* **What to produce**
Reproduce, please, only the lines from the first line below to the line containing "const geneName = 'Lus10007495';", inclusive.
++++++++++
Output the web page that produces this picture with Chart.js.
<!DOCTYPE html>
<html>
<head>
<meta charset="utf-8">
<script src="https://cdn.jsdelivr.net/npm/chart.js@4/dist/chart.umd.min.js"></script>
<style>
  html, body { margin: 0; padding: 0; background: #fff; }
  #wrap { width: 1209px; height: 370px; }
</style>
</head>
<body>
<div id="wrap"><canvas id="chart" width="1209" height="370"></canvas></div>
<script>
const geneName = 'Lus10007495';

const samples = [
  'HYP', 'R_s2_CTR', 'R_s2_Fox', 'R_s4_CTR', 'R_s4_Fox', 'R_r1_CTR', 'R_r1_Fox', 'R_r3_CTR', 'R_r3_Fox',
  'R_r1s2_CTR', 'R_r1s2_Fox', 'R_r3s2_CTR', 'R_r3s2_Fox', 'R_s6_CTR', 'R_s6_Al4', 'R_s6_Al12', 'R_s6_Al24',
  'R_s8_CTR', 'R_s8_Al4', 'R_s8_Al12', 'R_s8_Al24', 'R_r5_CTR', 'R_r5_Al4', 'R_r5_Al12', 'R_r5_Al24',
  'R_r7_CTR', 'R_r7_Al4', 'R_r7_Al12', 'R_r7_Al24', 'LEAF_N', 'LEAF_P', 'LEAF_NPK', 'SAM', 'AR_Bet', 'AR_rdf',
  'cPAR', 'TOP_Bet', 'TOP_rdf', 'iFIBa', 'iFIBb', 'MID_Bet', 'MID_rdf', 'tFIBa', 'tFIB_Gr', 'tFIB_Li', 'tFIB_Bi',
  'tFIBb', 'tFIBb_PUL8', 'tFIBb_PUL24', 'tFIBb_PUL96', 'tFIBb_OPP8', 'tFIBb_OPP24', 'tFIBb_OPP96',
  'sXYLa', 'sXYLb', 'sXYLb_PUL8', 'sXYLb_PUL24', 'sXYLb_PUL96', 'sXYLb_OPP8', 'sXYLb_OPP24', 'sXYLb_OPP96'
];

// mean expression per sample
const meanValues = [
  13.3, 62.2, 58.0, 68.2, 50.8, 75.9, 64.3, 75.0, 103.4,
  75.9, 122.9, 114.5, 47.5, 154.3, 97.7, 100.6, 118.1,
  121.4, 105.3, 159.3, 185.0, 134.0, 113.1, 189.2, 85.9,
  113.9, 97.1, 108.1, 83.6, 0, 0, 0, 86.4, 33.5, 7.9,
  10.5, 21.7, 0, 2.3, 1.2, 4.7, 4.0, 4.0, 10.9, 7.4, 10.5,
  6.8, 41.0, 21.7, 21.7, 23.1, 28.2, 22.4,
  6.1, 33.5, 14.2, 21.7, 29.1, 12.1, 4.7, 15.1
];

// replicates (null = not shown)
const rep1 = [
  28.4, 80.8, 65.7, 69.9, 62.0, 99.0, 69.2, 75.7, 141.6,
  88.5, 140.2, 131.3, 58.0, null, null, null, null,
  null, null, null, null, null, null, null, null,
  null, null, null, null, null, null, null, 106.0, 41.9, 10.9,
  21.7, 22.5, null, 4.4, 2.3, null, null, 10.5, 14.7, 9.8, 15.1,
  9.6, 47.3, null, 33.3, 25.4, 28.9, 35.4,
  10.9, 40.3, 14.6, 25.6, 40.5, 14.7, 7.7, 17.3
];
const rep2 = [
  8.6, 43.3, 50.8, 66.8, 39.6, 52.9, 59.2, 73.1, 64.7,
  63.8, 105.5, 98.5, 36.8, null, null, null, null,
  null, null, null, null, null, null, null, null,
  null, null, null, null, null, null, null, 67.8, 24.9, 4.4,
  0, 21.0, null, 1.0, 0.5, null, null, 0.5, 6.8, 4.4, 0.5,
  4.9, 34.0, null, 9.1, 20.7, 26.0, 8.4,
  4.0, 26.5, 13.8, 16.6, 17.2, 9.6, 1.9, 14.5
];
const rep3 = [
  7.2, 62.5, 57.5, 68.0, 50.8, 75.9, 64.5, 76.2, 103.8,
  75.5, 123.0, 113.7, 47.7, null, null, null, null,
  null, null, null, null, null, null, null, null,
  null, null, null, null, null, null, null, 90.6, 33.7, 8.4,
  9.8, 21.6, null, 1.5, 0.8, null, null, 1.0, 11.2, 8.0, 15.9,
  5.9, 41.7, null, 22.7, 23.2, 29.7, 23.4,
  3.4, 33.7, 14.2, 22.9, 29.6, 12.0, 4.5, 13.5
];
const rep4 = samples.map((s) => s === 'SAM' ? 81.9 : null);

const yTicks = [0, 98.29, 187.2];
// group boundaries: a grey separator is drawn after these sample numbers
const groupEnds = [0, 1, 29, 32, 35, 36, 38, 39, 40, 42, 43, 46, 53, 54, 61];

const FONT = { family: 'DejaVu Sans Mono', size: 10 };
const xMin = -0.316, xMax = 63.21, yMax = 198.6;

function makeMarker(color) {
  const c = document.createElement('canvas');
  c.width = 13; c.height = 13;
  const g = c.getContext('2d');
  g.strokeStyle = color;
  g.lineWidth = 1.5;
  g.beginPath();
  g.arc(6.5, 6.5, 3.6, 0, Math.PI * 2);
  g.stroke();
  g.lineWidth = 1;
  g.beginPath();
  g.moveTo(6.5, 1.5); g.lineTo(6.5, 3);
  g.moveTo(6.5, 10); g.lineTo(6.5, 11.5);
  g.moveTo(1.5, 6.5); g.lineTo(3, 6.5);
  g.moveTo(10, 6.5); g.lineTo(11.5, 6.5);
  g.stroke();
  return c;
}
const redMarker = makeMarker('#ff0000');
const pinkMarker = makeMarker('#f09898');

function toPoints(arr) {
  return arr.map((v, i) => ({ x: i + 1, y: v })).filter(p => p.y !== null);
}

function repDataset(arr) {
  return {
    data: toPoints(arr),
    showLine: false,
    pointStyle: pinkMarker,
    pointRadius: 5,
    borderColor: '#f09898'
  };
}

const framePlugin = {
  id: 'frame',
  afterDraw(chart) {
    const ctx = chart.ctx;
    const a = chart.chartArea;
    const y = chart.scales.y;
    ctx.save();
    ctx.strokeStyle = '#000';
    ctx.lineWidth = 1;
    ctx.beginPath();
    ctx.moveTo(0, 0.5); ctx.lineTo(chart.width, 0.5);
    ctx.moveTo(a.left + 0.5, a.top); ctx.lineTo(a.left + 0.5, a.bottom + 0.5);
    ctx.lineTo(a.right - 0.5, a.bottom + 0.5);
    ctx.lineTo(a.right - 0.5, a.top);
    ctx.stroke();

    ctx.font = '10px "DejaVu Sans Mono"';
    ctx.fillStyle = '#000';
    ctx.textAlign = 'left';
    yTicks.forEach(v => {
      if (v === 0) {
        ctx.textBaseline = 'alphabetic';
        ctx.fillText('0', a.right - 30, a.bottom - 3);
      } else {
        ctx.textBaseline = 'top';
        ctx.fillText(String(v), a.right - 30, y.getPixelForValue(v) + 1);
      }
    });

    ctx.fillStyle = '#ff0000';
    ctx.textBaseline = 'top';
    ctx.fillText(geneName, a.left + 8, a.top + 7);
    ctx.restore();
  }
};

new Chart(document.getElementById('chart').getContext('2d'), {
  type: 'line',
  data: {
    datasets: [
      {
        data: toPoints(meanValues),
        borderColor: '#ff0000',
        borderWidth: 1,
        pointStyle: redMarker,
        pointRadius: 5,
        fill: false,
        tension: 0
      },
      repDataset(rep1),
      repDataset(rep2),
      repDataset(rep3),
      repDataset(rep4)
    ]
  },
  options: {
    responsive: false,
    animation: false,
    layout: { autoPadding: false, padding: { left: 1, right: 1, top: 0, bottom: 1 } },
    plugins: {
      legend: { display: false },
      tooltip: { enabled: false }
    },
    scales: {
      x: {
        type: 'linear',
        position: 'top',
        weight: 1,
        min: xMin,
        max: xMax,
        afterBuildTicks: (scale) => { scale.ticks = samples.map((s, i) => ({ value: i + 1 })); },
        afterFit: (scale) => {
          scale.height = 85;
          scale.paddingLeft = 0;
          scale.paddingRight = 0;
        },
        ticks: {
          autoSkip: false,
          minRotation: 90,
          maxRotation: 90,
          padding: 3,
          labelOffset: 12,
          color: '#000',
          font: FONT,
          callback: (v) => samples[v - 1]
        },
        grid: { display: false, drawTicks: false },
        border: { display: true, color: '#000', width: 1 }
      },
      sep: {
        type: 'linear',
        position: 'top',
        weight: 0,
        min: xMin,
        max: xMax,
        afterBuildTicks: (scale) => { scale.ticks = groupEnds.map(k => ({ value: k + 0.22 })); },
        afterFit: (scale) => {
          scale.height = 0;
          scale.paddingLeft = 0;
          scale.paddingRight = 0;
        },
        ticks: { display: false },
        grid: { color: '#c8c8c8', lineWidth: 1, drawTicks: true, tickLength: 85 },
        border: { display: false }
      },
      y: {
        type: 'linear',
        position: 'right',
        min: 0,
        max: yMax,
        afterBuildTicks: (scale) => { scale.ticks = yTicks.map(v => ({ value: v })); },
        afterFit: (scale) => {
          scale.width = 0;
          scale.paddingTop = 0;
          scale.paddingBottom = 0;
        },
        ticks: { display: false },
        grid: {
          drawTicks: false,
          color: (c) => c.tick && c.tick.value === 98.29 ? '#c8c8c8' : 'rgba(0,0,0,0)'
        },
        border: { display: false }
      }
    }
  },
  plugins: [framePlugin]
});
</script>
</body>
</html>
++++++++++
* **Exercise solution**
Output the web page that produces this picture with Chart.js.
<!DOCTYPE html>
<html>
<head>
<meta charset="utf-8">
<script src="https://cdn.jsdelivr.net/npm/chart.js@4/dist/chart.umd.min.js"></script>
<style>
  html, body { margin: 0; padding: 0; background: #fff; }
  #wrap { width: 1209px; height: 370px; }
</style>
</head>
<body>
<div id="wrap"><canvas id="chart" width="1209" height="370"></canvas></div>
<script>
const geneName = 'Lus10007495';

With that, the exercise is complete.